On the client side, Red Hat released a technology preview of its pNFS client for file layout last December with RHEL 6.2, but its Global Support Services organization doesn't support the feature. RHEL 6.3, released in June 2012, retained the technology preview. The company has yet to decide when it will fully support pNFS in RHEL 6 and whether it will add block and object layout types, according to Ric Wheeler, manager and architect of Red Hat's file system team.
Wheeler said RHEL 7.0, targeted for general availability in the second half of next year, will support the pNFS client for file, block and object layout types. He added that the company has no active plans to support pNFS server in RHEL and instead will explore server support with hardware partners, independent software vendors and its Red Hat Storage.
SLES 11 SP2, released in February, provided pNFS support for file layout but not the block or object protocols. Matthias Eckermann, a senior product manager at SUSE Linux Products GmbH in Nurnberg, Germany, said a future release may support block and object types. The timing will depend on the availability of code upstream in the Linux kernel, he noted.
Support for pNFS in Windows Server remains uncertain. Siddhartha Roy, a principal group program manager at Microsoft, declined comment on potential support in Windows products, and said simply that the company is evaluating interest in industry adoption of pNFS. Microsoft provided funding to the University of Michigan's Center for Information Technology Integration (CITI) for the development of required aspects of an NFS v4.1 client, but the work did not include the optional pNFS extension, Roy said.
Storage vendors, sometimes with assistance from CITI, have had to pitch in and help with the open source pNFS client work because they won't make much headway without it. EMC, for one, saw the importance of a stable client last year during beta tests with Fedora 14. The performance was acceptable, but not as good as it was with EMC's proprietary Multi-Path File System (MPFS) software, which uses a proprietary File Mapping Protocol, or FMP, to map file requests to the corresponding blocks, Faibish said. "Customers won't move to something that is inferior, even if it was for free," he said.
Server and client enhancements have since improved performance to the point that customers should see little difference between MPFS and pNFS. At times, pNFS outperforms MPFS because the metadata is more efficiently managed, Faibish said. The pNFS-based system would also have the advantage of eliminating the need for proprietary client software, with its inherent installation, maintenance and management problems.
"Our intention is to replace our current products with pNFS," Faibish said. EMC, however, will preserve MPFS because customers who use Windows Server still want MPFS for acceleration, and Windows doesn't yet support pNFS, he said.
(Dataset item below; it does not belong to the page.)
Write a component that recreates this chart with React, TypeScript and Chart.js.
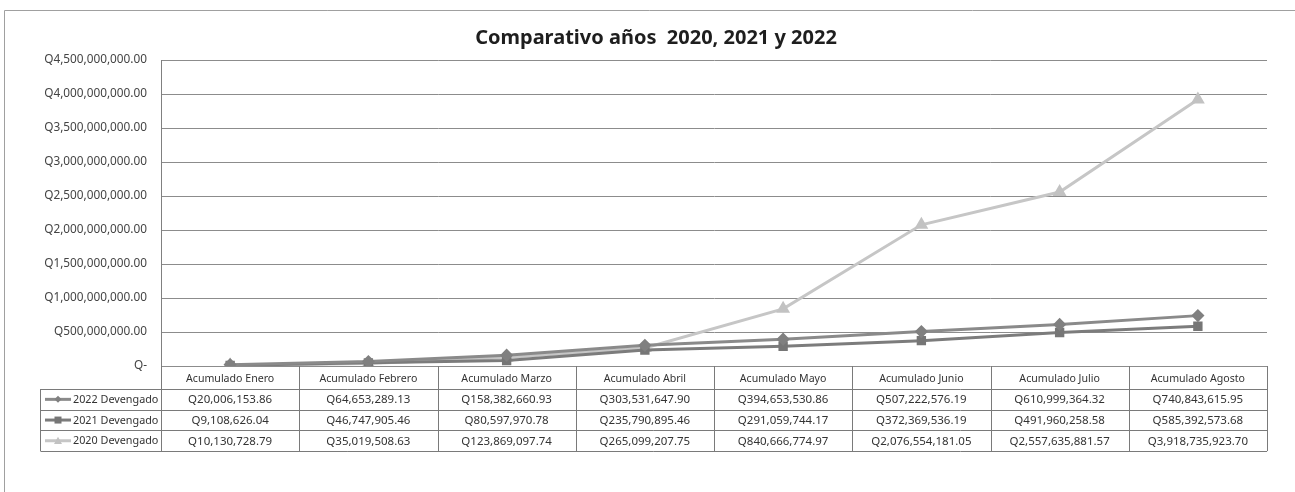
import { useEffect, useRef } from 'react';
import { Chart, registerables } from 'chart.js';

Chart.register(...registerables);

const W = 1295;
const H = 492;

const chartTitle = 'Comparativo años  2020, 2021 y 2022';
const categories = [
  'Acumulado Enero',
  'Acumulado Febrero',
  'Acumulado Marzo',
  'Acumulado Abril',
  'Acumulado Mayo',
  'Acumulado Junio',
  'Acumulado Julio',
  'Acumulado Agosto',
];
const seriesNames = ['2022 Devengado', '2021 Devengado', '2020 Devengado'];
const values2022 = [20006153.86, 64653289.13, 158382660.93, 303531647.9, 394653530.86, 507222576.19, 610999364.32, 740843615.95];
const values2021 = [9108626.04, 46747905.46, 80597970.78, 235790895.46, 291059744.17, 372369536.19, 491960258.58, 585392573.68];
const values2020 = [10130728.79, 35019508.63, 123869097.74, 265099207.75, 840666774.97, 2076554181.05, 2557635881.57, 3918735923.7];
const yMin = 0;
const yMax = 4500000000;
const yStep = 500000000;

const allValues = [values2022, values2021, values2020];
const lineColors = ['#8a8a8a', '#7c7c7c', '#c6c6c6'];
const pointColors = ['#808080', '#767676', '#c2c2c2'];
const pointStyles = ['rectRot', 'rect', 'triangle'];

const fmtQ = (v: number) =>
  v === 0 ? 'Q-' : 'Q' + v.toLocaleString('en-US', { minimumFractionDigits: 2, maximumFractionDigits: 2 });

const FONT = '"Noto Sans", "Open Sans", sans-serif';

function drawMarker(ctx: CanvasRenderingContext2D, style: string, x: number, y: number, r: number) {
  ctx.beginPath();
  if (style === 'rectRot') {
    ctx.moveTo(x, y - r);
    ctx.lineTo(x + r, y);
    ctx.lineTo(x, y + r);
    ctx.lineTo(x - r, y);
    ctx.closePath();
  } else if (style === 'rect') {
    ctx.rect(x - r, y - r, 2 * r, 2 * r);
  } else {
    ctx.moveTo(x, y - r);
    ctx.lineTo(x + r, y + r * 0.8);
    ctx.lineTo(x - r, y + r * 0.8);
    ctx.closePath();
  }
  ctx.fill();
}

const tablePlugin = {
  id: 'excelTable',
  afterDraw(chart: any) {
    const ctx: CanvasRenderingContext2D = chart.ctx;
    const area = chart.chartArea;
    const xs = chart.scales.x;
    const n = categories.length;
    const colW = (area.right - area.left) / n;
    const top = area.bottom;
    const headerH = 23;
    const rowH = 20.7;
    const rowsTop = top + headerH;
    const bottom = rowsTop + rowH * seriesNames.length;
    const tableLeft = 40.5;

    ctx.save();
    // outer frame
    ctx.strokeStyle = '#a0a0a0';
    ctx.lineWidth = 1;
    ctx.beginPath();
    ctx.moveTo(4.5, H);
    ctx.lineTo(4.5, 10.5);
    ctx.lineTo(W, 10.5);
    ctx.stroke();

    // title
    ctx.fillStyle = '#1e1e1e';
    ctx.font = 'bold 20px ' + FONT;
    ctx.textAlign = 'center';
    ctx.textBaseline = 'middle';
    ctx.fillText(chartTitle, 656, 38);

    // table grid
    ctx.strokeStyle = '#7a7a7a';
    ctx.lineWidth = 1;
    ctx.beginPath();
    for (let r = 0; r <= seriesNames.length; r++) {
      const y = Math.round(rowsTop + r * rowH) + 0.5;
      ctx.moveTo(tableLeft, y);
      ctx.lineTo(area.right, y);
    }
    ctx.moveTo(tableLeft, rowsTop);
    ctx.lineTo(tableLeft, bottom);
    for (let i = 0; i <= n; i++) {
      const cx = i < n ? xs.getPixelForValue(i) - colW / 2 : xs.getPixelForValue(n - 1) + colW / 2;
      const x = Math.round(cx) + 0.5;
      ctx.moveTo(x, top);
      ctx.lineTo(x, bottom);
    }
    ctx.stroke();

    // header texts
    ctx.fillStyle = '#333';
    ctx.font = '10.6px ' + FONT;
    ctx.textAlign = 'center';
    ctx.textBaseline = 'middle';
    categories.forEach((c, i) => {
      ctx.fillText(c, xs.getPixelForValue(i), top + headerH / 2 + 1);
    });

    // rows
    seriesNames.forEach((name, r) => {
      const cy = rowsTop + r * rowH + rowH / 2;
      // legend key
      ctx.strokeStyle = lineColors[r];
      ctx.lineWidth = 3;
      ctx.beginPath();
      ctx.moveTo(45, cy);
      ctx.lineTo(71, cy);
      ctx.stroke();
      ctx.fillStyle = pointColors[r];
      drawMarker(ctx, pointStyles[r], 58, cy, r === 2 ? 4 : 3.5);
      ctx.fillStyle = '#333';
      ctx.font = '10.8px ' + FONT;
      ctx.textAlign = 'left';
      ctx.fillText(name, 73, cy + 0.5);
      ctx.textAlign = 'center';
      ctx.font = '11.5px ' + FONT;
      allValues[r].forEach((v, i) => {
        ctx.fillText(fmtQ(v), xs.getPixelForValue(i), cy + 0.5);
      });
    });
    ctx.restore();
  },
};

export default function App() {
  const ref = useRef<HTMLCanvasElement | null>(null);

  useEffect(() => {
    document.body.style.margin = '0';
    const canvas = ref.current;
    if (!canvas) return;
    const chart = new Chart(canvas, {
      type: 'line',
      data: {
        labels: categories,
        datasets: seriesNames.map((name, r) => ({
          label: name,
          data: allValues[r],
          borderColor: lineColors[r],
          backgroundColor: pointColors[r],
          pointBackgroundColor: pointColors[r],
          pointBorderColor: pointColors[r],
          borderWidth: 3,
          pointStyle: pointStyles[r] as any,
          pointRadius: r === 2 ? 5 : 4.5,
          tension: 0,
          fill: false,
        })),
      },
      options: {
        responsive: false,
        animation: false,
        devicePixelRatio: 1,
        layout: { padding: { top: 60, right: 28, bottom: 126, left: 0 } },
        plugins: {
          legend: { display: false },
          title: { display: false },
          tooltip: { enabled: false },
        },
        scales: {
          x: {
            type: 'category',
            offset: true,
            display: false,
          },
          y: {
            min: yMin,
            max: yMax,
            ticks: {
              stepSize: yStep,
              padding: 14,
              color: '#444',
              font: { family: FONT, size: 11.8 },
              callback: (v: any) => fmtQ(Number(v)),
            },
            grid: { color: '#8c8c8c', lineWidth: 1, drawTicks: false },
            border: { display: true, color: '#808080' },
            afterFit: (s: any) => {
              s.width = 161;
            },
          },
        },
      },
      plugins: [tablePlugin],
    });
    return () => chart.destroy();
  }, []);

  return (
    <div style={{ width: W, height: H, background: '#fff' }}>
      <canvas ref={ref} width={W} height={H} style={{ display: 'block' }} />
    </div>
  );
}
The degree to which vendors will eliminate their proprietary products and protocols and shift to standards-based pNFS remains to be seen. But there is no evidence of a mad rush to pNFS by vendors or end users.
Randy Kerns, a senior strategist at Evaluator Group in Boulder, Colo., said it might take three years for IT shops to develop a comfort level that pNFS is mature enough to use. "Adoption represents change. Change is done slowly," he said. "General IT is the most conservative of all, so there may be opportunity for pNFS, but the adoption will take a much longer time."